D. Jorge Ortiga recebeu cartas de duas vítimas
Gonçalo Delgado/Arquivo Global Imagens
D. Jorge Ortiga recebeu denúncia de violência em convento em março de 2014. Principal suspeita foi afastada ano e meio depois, após buscas da PJ e notícias.
D. Jorge Ortiga, antigo arcebispo primaz de Braga, assumiu em tribunal que, em março de 2014, recebeu uma carta de uma antiga "noviça" do "convento" da Fraternidade Cristo Jovem, em Requião, a queixar-se dos maus-tratos sofridos na instituição. Após aquela data, o arcebispo continuou a receber informações sobre o problema, mas só por força de buscas policiais ali realizadas e das notícias que se seguiram, mais de um ano e meio depois, em novembro de 2015, é que a principal suspeita dos maus-tratos sairia da associação de fiéis, que se autodenominava convento.
A data da primeira denúncia foi assinalada por Jorge Ortiga, a semana passada, no julgamento onde o padre Joaquim Milheiro e as "freiras" Maria Arminda, Isabel e Joaquina respondem por escravidão de jovens "noviças" da instituição do concelho de Famalicão.
Falando ao Tribunal de Guimarães como testemunha, o responsável pela arquidiocese de Braga à data dos factos deu conta da primeira carta recebida de Natacha, que fora "noviça" na Fraternidade, e de outra que lhe foi enviada um ano depois por Luísa, também "ex-noviça". Pelo meio, em setembro de 2014, D. Jorge Ortiga teve uma conversa com a irmã Maria Arminda, principal visada nos relatos de violência, em que a mesma confessou ter dado "umas bofetadas". Mas, segundo o arcebispo, "ela prometeu que ia deixar de o fazer".
"Assunto recorrente"
A partir de setembro de 2014, recordou D. Jorge Ortiga, o "assunto era recorrente" nos órgãos da arquidiocese, no sentido de "ver" o que podiam fazer. "O tempo foi passando e surgiu na Comunicação Social, mas, se não fosse assim, íamos agir mesmo", garantiu o arcebispo. Mais adiante, disse que a possibilidade de extinguir a Fraternidade esteve em cima da mesa. "Mas decidimos esperar que o Ministério Público decidisse se tinha havido mesmo maus-tratos, para tomarmos medidas", disse.

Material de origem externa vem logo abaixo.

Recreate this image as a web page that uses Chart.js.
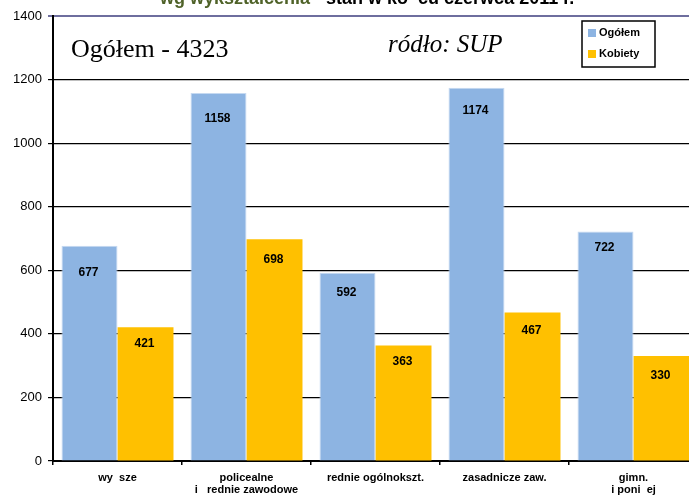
<!DOCTYPE html>
<html lang="pl">
<head>
    <meta charset="UTF-8">
    <title>Bezrobotni wg wykształcenia</title>
    <script src="https://cdn.jsdelivr.net/npm/chart.js"></script>
    <style>
        html, body { margin: 0; padding: 0; background: #fff; overflow: hidden; }
        #wrap { position: relative; width: 689px; height: 497px; overflow: hidden; }
    </style>
</head>
<body>
    <!-- płótno szersze od okna: ostatnia kategoria w oryginale jest ucięta z prawej -->
    <div id="wrap"><canvas id="chart" width="698" height="497"></canvas></div>
    <script>
        // dane
        var categories = [['wy  sze'], ['policealne', 'i   rednie zawodowe'], ['rednie ogólnokszt.'], ['zasadnicze zaw.'], ['gimn.', 'i poni  ej']];
        var ogolem = [677, 1158, 592, 1174, 722];
        var kobiety = [421, 698, 363, 467, 330];
        var yTicks = [0, 200, 400, 600, 800, 1000, 1200, 1400];

        // przesunięcie etykiet wartości w dół od wierzchołka słupka (px)
        var labelDrop = [[27, 26, 20, 23, 16], [17, 21, 16, 18, 20]];

        var sans = '"Liberation Sans", Arial, sans-serif';
        var serif = '"Liberation Serif", "Times New Roman", serif';

        // teksty nad wykresem, etykiety wartości i legenda w ramce
        var extras = {
            id: 'extras',
            afterDatasetsDraw: function (chart) {
                var ctx = chart.ctx;
                ctx.save();
                ctx.fillStyle = '#000';
                ctx.font = 'bold 12px ' + sans;
                ctx.textAlign = 'center';
                ctx.textBaseline = 'middle';
                chart.data.datasets.forEach(function (ds, i) {
                    chart.getDatasetMeta(i).data.forEach(function (bar, j) {
                        ctx.fillText(ds.data[j], bar.x - 1, bar.y + labelDrop[i][j]);
                    });
                });
                ctx.restore();
            },
            afterDraw: function (chart) {
                var ctx = chart.ctx;
                ctx.save();
                // tytuł (ucięty u góry)
                ctx.font = 'bold 18px ' + sans;
                ctx.textBaseline = 'alphabetic';
                ctx.textAlign = 'left';
                var t1 = 'wg wykształcenia', t2 = ' - stan w ko  cu czerwca 2011 r.';
                ctx.fillStyle = '#4f6228';
                ctx.fillText(t1, 160, 4);
                var w1 = ctx.measureText(t1).width;
                ctx.fillStyle = '#000';
                ctx.fillText(t2, 160 + w1, 4);

                ctx.font = '26px ' + serif;
                ctx.fillText('Ogółem - 4323', 71, 57);
                ctx.font = 'italic 25px ' + serif;
                ctx.fillText('ródło: SUP', 388, 52);

                // legenda
                ctx.fillStyle = '#fff';
                ctx.fillRect(582, 21, 73, 46);
                ctx.strokeStyle = '#000';
                ctx.lineWidth = 1.5;
                ctx.strokeRect(582, 21, 73, 46);
                ctx.font = 'bold 11px ' + sans;
                ctx.textBaseline = 'middle';
                chart.data.datasets.forEach(function (ds, i) {
                    var y = 33 + i * 21;
                    ctx.fillStyle = ds.backgroundColor;
                    ctx.fillRect(588, y - 4, 8, 8);
                    ctx.fillStyle = '#000';
                    ctx.fillText(ds.label, 599, y);
                });
                ctx.restore();
            }
        };

        new Chart(document.getElementById('chart'), {
            type: 'bar',
            data: {
                labels: categories,
                datasets: [
                    { label: 'Ogółem', data: ogolem, backgroundColor: '#8db4e2', borderColor: '#c5d9f1', borderWidth: { left: 1, right: 1, top: 1 } },
                    { label: 'Kobiety', data: kobiety, backgroundColor: '#ffc000' }
                ]
            },
            options: {
                responsive: false,
                animation: false,
                layout: { padding: { top: 16, right: 0, left: 0, bottom: 0 } },
                datasets: { bar: { categoryPercentage: 0.868, barPercentage: 1 } },
                plugins: { legend: { display: false }, tooltip: { enabled: false } },
                scales: {
                    x: {
                        grid: { drawOnChartArea: false, drawTicks: true, tickLength: 4, color: '#000', lineWidth: 1.5 },
                        border: { color: '#000', width: 2 },
                        ticks: { color: '#000', font: { family: sans, size: 11, weight: 'bold', lineHeight: 1.1 }, padding: 7, maxRotation: 0, autoSkip: false },
                        afterFit: function (s) { s.height = 36; }
                    },
                    y: {
                        min: 0,
                        max: 1400,
                        afterBuildTicks: function (s) { s.ticks = yTicks.map(function (v) { return { value: v }; }); },
                        grid: {
                            color: function (c) { return c.tick && c.tick.value === 1400 ? '#6e6e9e' : '#000'; },
                            lineWidth: function (c) { return c.tick && c.tick.value === 1400 ? 2 : 1.2; },
                            tickLength: 5
                        },
                        border: { color: '#000', width: 2 },
                        ticks: {
                            color: '#000', font: { family: sans, size: 13 }, padding: 6,
                            callback: function (v) { return String(v); }
                        },
                        afterFit: function (s) { s.width = 53; }
                    }
                }
            },
            plugins: [extras]
        });
    </script>
</body>
</html>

O caso saltou para as páginas dos jornais em novembro de 2015, quando a Polícia Judiciária fez buscas no "convento" de Requião. Depois disso, disse D. Jorge Ortiga, a "preocupação" foi que as duas "noviças" que ficaram na Fraternidade estivessem bem. "Sem a irmã Arminda, diziam que a vida era de paz e calma", recorda.
Maria Arminda saiu então da Fraternidade, "com um saquinho de plástico e pouco mais, e foi para casa", notou a testemunha, que, questionada sobre se aquela arguida tinha saído por vontade própria, respondeu que foi por "ordem, ou sugestão com convicção", sua e do padre Milheiro. "Ela aceitou, contrariada", contou ao tribunal.
Segundo a mesma fonte, acrescentou ainda que as queixas de maus-tratos "só falavam" de Arminda, apesar de estarem em julgamento outras duas "freiras", além do padre Milheiro.